Der Londoner Newcomer ICO, ein Ableger der multinationalen Ex-Behörde Inmarsat, muß sich sogar eines unerwarteten Tiefschlags erwehren, den ihm der US-Rivale TRW zugefügt hat: Die Amerikaner wedeln mit Patenten, die sie in Washington und in München auf ihre Odyssey-Orbits erhalten haben. Der gemeine Trick mit den Exklusivrechten an Erdumlaufbahnen könnte dem Nachzügler ICO, an dem die Telekom-Tochter T-Mobilnet beteiligt ist, zumindest den Zeitplan verderben.

Einen Kampf gegen den Kalender führt auch Iridium. Ursprünglich hätte das Netz aus 66 miteinander verbundenen, tieffliegenden Satelliten (ein Abfallprodukt des »Star Wars«-Rüstungsprogramms Strategic Defense Initiative/SDI) schon 1996 in Betrieb gehen sollen. Jetzt hoffen die Großaktionäre Motorola, Otelo und Sprint, daß es Ende 1998 so weit ist.

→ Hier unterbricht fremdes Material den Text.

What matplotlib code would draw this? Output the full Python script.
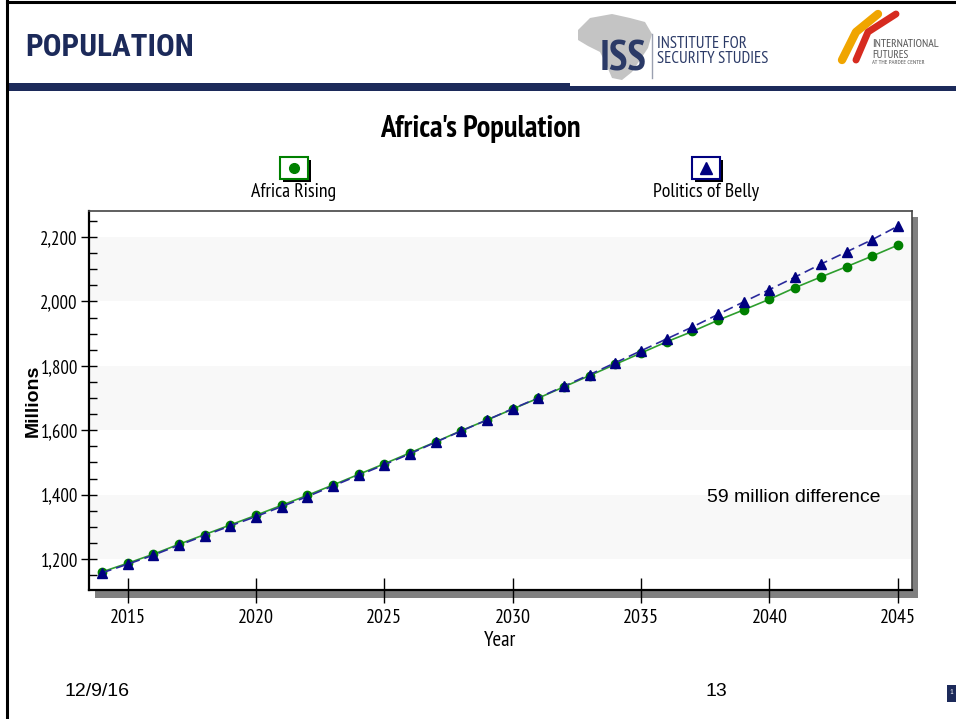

Den Cheftechniker von Iridium, Raymond Leopold, berühren solche Banalitäten nicht mehr. Aus Begeisterung über die eigene Leistung schwebt er längst in höheren Sphären. »Für jeman­den, der an Gott glaubt«, lautet sein in der Branche milde belächeltes Kredo, »ist Iri­dium Gott, der sich durch uns of­fenbart.«

Ulf J. Froitzheim

Zur Sache

„Wir bewegen uns in der Marktnische“

connect sprach mit Thomas Lö­wenthal, Geschäftsführer der Düs­seldorfer Otelo-Tochter Iridium Services Deutschland GmbH, über die Zielgruppen des satellitenge­stützten Mobilfunks.

connect: D-Netz-Handies funktionieren auf allen Kontinenten, sogar Roaming mit Nicht-GSM-Systemen ist ge­plant. Wer braucht da eigentlich noch Iridium?

Lö­wenthal: Wir wollen den normalen Mobilfunk nicht ersetzen, sondern ergänzen. Terrestrische Funksysteme werden niemals mehr als sieben Prozent der Erde abdecken. Viele Menschen müssen darüber hinaus erreichbar sein.

connect: Geschäftsreisende in Saudi-Arabien und Trucker auf dem Weg nach Kasachstan?

Lö­wenthal: Die gehören ebenso zu unserer Zielgruppe wie Reporter. Oder Be­satzungen von Erdölplattformen und Offiziere auf Schiffen…

connect: …die heute via Inmarsat miteinan­der reden?

Lö­wenthal: …die heute gar nicht telefonieren, jedenfalls keine Privatgespräche führen. Unsere Vision ist, daß künf­tig jeder Kapitän sein Iridium-Han­dy hat. Wenn er Landurlaub hat, telefoniert er damit im lokalen GSM-Netz, auf hoher See erreicht er seine Familie über unsere Satelli­ten.

connect: Ein teures Vergnügen: Diese Dual-Mode-Handys sollen 5000 Mark ko­sten, jede Minute fünf Mark.

Lö­wenthal: Unsere Preise stehen noch nicht fest. Richtig ist, daß wir Iridium als Premium-Dienst vermarkten wer­den. Wir erheben nicht den An­spruch, jeden Menschen, der heute mit Handy telefoniert, in Zukunft mit Satellitentelefonie glücklich zu machen. Wir bewegen uns in der Nische.